● Work to complete
Return the lines below exactly, from the first line to the line that contains "var lt1k = [4.29, 5.28, 2.80];". Leave out pictures.

● Collected data

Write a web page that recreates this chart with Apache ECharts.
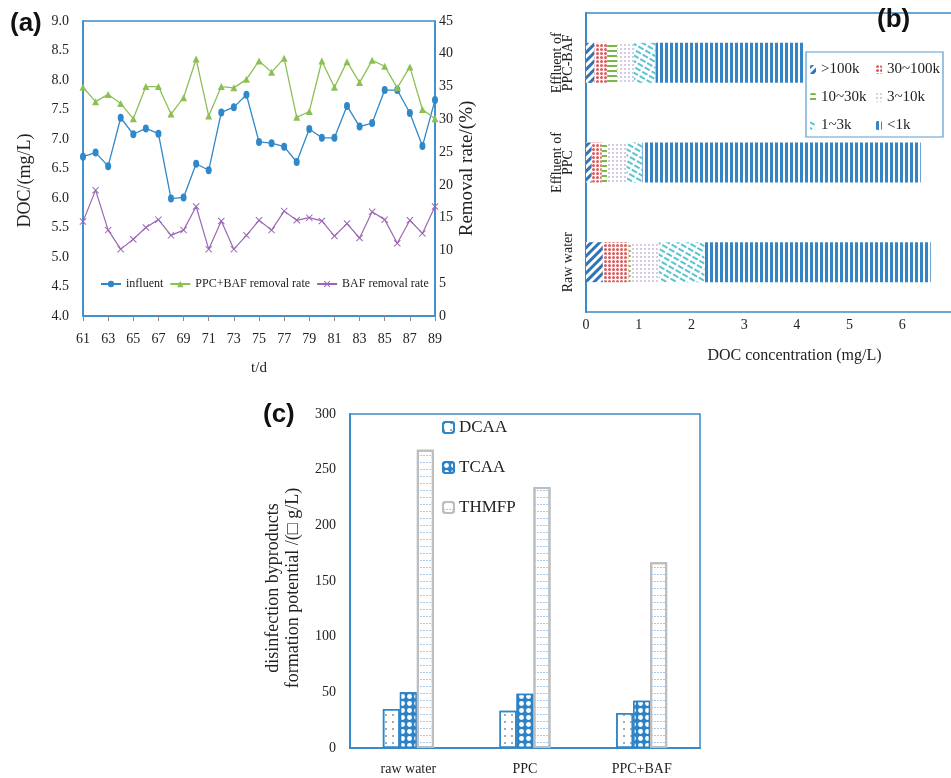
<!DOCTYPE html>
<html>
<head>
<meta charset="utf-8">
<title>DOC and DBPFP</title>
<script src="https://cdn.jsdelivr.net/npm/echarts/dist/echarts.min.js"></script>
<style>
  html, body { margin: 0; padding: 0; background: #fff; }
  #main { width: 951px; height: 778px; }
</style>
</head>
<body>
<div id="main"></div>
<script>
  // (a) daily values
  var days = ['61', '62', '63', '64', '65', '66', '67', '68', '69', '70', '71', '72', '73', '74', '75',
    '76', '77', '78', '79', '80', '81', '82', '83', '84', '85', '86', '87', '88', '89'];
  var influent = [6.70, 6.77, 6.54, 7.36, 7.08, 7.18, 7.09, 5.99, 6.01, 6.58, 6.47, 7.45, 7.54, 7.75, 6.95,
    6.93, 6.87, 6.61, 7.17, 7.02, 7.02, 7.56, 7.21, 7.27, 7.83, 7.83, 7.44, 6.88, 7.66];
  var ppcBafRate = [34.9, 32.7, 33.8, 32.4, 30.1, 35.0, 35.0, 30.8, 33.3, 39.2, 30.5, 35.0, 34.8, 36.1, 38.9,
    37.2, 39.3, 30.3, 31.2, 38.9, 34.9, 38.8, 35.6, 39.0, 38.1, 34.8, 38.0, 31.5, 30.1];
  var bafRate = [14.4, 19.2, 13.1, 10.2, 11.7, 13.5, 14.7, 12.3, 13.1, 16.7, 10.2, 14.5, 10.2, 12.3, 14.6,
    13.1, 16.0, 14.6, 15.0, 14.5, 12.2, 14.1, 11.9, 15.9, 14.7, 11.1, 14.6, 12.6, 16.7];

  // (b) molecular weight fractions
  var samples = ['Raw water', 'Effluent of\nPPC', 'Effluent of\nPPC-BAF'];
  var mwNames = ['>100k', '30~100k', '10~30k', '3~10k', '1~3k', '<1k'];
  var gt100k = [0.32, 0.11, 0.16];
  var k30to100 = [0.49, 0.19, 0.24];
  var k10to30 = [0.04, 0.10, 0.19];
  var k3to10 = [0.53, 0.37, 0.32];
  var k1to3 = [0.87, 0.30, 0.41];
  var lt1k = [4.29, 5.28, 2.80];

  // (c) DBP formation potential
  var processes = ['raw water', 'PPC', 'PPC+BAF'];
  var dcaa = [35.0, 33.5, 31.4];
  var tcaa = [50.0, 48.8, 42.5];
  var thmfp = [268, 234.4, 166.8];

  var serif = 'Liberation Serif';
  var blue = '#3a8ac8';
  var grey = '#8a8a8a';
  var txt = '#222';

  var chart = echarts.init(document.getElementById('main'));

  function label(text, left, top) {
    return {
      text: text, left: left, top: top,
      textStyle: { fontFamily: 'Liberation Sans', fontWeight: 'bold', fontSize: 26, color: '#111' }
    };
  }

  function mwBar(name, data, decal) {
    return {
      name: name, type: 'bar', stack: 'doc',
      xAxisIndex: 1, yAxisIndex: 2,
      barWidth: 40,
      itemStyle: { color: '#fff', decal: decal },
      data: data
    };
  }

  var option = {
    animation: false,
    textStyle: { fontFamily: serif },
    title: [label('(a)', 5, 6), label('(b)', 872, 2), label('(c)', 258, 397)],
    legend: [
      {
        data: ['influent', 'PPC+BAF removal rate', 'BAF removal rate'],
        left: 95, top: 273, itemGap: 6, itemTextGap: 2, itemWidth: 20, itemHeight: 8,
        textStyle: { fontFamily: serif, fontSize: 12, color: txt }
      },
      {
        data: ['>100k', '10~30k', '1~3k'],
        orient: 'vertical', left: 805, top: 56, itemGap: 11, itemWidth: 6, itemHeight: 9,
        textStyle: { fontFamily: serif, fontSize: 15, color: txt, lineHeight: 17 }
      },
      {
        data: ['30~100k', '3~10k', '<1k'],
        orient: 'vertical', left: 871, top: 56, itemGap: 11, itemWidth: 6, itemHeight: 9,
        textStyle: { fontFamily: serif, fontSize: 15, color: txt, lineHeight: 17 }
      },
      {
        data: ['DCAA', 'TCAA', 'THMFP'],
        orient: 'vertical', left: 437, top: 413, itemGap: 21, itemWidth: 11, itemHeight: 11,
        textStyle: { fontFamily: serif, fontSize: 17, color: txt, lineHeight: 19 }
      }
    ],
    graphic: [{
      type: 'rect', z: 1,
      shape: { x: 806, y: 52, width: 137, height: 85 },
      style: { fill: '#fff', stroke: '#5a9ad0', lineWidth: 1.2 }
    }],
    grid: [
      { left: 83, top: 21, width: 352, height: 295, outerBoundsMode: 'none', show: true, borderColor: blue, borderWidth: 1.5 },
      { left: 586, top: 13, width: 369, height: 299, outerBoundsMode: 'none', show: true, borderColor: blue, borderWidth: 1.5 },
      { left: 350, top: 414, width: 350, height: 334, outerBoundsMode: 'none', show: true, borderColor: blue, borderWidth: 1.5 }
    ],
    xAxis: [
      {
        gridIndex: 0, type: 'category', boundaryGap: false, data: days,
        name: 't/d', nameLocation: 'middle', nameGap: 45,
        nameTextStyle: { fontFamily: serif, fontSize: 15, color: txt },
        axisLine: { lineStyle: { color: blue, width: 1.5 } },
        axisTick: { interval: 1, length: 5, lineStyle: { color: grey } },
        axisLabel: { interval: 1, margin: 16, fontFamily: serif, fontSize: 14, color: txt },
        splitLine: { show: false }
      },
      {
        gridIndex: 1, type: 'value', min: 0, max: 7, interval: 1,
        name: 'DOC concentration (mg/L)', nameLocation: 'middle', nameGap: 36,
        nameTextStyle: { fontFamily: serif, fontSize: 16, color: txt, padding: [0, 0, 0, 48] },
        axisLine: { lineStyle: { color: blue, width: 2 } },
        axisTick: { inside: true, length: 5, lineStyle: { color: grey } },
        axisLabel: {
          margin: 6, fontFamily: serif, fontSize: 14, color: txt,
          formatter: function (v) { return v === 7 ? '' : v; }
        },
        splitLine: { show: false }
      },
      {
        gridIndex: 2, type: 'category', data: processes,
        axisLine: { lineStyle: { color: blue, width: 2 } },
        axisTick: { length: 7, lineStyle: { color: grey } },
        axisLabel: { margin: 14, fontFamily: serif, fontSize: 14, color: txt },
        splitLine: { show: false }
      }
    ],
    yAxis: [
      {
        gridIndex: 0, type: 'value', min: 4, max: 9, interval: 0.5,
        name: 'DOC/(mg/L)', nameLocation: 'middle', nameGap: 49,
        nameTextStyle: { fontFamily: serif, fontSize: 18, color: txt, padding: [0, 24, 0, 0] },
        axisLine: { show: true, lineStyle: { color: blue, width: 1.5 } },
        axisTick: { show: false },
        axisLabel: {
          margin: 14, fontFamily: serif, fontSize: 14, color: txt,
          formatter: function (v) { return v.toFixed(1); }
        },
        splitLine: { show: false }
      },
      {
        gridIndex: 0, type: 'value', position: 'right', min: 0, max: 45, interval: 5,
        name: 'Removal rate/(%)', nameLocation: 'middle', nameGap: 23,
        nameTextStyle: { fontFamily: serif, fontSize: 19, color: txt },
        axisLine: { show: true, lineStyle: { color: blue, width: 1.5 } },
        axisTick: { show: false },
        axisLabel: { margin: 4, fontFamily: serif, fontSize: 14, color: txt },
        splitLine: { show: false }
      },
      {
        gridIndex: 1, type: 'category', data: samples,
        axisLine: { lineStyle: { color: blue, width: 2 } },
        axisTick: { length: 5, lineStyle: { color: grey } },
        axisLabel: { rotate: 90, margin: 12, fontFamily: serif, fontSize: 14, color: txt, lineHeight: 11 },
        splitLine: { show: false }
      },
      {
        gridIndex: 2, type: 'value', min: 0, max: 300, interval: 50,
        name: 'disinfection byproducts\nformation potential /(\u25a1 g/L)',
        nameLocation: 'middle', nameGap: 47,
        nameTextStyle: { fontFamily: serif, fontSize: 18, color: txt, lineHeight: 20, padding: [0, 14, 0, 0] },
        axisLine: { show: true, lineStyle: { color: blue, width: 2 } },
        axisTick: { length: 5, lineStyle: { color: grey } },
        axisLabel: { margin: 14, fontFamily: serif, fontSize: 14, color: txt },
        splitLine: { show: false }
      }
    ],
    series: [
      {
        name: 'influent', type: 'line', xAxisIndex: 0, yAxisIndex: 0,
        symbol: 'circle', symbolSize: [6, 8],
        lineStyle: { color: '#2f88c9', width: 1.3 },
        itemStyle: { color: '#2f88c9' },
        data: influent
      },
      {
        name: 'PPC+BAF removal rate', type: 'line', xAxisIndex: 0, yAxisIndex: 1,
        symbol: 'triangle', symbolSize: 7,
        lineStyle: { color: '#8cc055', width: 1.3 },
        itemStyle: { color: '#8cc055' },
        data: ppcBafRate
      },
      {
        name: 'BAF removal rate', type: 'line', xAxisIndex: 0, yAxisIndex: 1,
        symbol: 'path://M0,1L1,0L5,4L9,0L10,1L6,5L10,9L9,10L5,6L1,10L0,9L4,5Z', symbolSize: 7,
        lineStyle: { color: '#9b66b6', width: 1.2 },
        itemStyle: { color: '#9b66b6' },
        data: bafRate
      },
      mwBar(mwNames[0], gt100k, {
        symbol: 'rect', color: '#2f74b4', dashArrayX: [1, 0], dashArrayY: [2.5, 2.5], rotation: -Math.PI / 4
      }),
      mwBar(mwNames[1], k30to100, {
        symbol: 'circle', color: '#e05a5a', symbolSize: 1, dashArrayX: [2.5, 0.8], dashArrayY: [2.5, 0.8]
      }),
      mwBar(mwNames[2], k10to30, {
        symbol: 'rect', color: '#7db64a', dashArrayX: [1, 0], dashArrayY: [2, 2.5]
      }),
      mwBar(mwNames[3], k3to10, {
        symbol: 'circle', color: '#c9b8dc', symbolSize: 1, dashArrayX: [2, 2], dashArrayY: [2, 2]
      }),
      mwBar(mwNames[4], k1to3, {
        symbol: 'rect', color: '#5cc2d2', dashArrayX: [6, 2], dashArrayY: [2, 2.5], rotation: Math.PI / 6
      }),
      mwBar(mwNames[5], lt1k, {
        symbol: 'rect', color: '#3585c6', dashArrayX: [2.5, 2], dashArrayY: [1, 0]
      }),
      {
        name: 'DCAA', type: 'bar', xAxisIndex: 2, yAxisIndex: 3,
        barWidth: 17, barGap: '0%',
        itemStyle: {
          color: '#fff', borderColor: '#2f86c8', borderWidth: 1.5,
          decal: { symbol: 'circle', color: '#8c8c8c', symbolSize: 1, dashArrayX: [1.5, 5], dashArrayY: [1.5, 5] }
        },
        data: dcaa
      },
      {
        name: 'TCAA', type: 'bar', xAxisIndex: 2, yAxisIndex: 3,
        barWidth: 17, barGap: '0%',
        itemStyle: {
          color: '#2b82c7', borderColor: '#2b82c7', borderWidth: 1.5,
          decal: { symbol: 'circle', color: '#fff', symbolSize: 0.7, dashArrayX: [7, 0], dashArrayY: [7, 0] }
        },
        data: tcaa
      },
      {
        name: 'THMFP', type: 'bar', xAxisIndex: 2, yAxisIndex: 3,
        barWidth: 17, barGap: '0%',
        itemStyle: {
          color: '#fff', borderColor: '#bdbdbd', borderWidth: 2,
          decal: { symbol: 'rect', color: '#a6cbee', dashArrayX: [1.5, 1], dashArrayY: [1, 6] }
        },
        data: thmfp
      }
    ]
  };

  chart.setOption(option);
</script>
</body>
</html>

● Task response
Write a web page that recreates this chart with Apache ECharts.
<!DOCTYPE html>
<html>
<head>
<meta charset="utf-8">
<title>DOC and DBPFP</title>
<script src="https://cdn.jsdelivr.net/npm/echarts/dist/echarts.min.js"></script>
<style>
  html, body { margin: 0; padding: 0; background: #fff; }
  #main { width: 951px; height: 778px; }
</style>
</head>
<body>
<div id="main"></div>
<script>
  // (a) daily values
  var days = ['61', '62', '63', '64', '65', '66', '67', '68', '69', '70', '71', '72', '73', '74', '75',
    '76', '77', '78', '79', '80', '81', '82', '83', '84', '85', '86', '87', '88', '89'];
  var influent = [6.70, 6.77, 6.54, 7.36, 7.08, 7.18, 7.09, 5.99, 6.01, 6.58, 6.47, 7.45, 7.54, 7.75, 6.95,
    6.93, 6.87, 6.61, 7.17, 7.02, 7.02, 7.56, 7.21, 7.27, 7.83, 7.83, 7.44, 6.88, 7.66];
  var ppcBafRate = [34.9, 32.7, 33.8, 32.4, 30.1, 35.0, 35.0, 30.8, 33.3, 39.2, 30.5, 35.0, 34.8, 36.1, 38.9,
    37.2, 39.3, 30.3, 31.2, 38.9, 34.9, 38.8, 35.6, 39.0, 38.1, 34.8, 38.0, 31.5, 30.1];
  var bafRate = [14.4, 19.2, 13.1, 10.2, 11.7, 13.5, 14.7, 12.3, 13.1, 16.7, 10.2, 14.5, 10.2, 12.3, 14.6,
    13.1, 16.0, 14.6, 15.0, 14.5, 12.2, 14.1, 11.9, 15.9, 14.7, 11.1, 14.6, 12.6, 16.7];

  // (b) molecular weight fractions
  var samples = ['Raw water', 'Effluent of\nPPC', 'Effluent of\nPPC-BAF'];
  var mwNames = ['>100k', '30~100k', '10~30k', '3~10k', '1~3k', '<1k'];
  var gt100k = [0.32, 0.11, 0.16];
  var k30to100 = [0.49, 0.19, 0.24];
  var k10to30 = [0.04, 0.10, 0.19];
  var k3to10 = [0.53, 0.37, 0.32];
  var k1to3 = [0.87, 0.30, 0.41];
  var lt1k = [4.29, 5.28, 2.80];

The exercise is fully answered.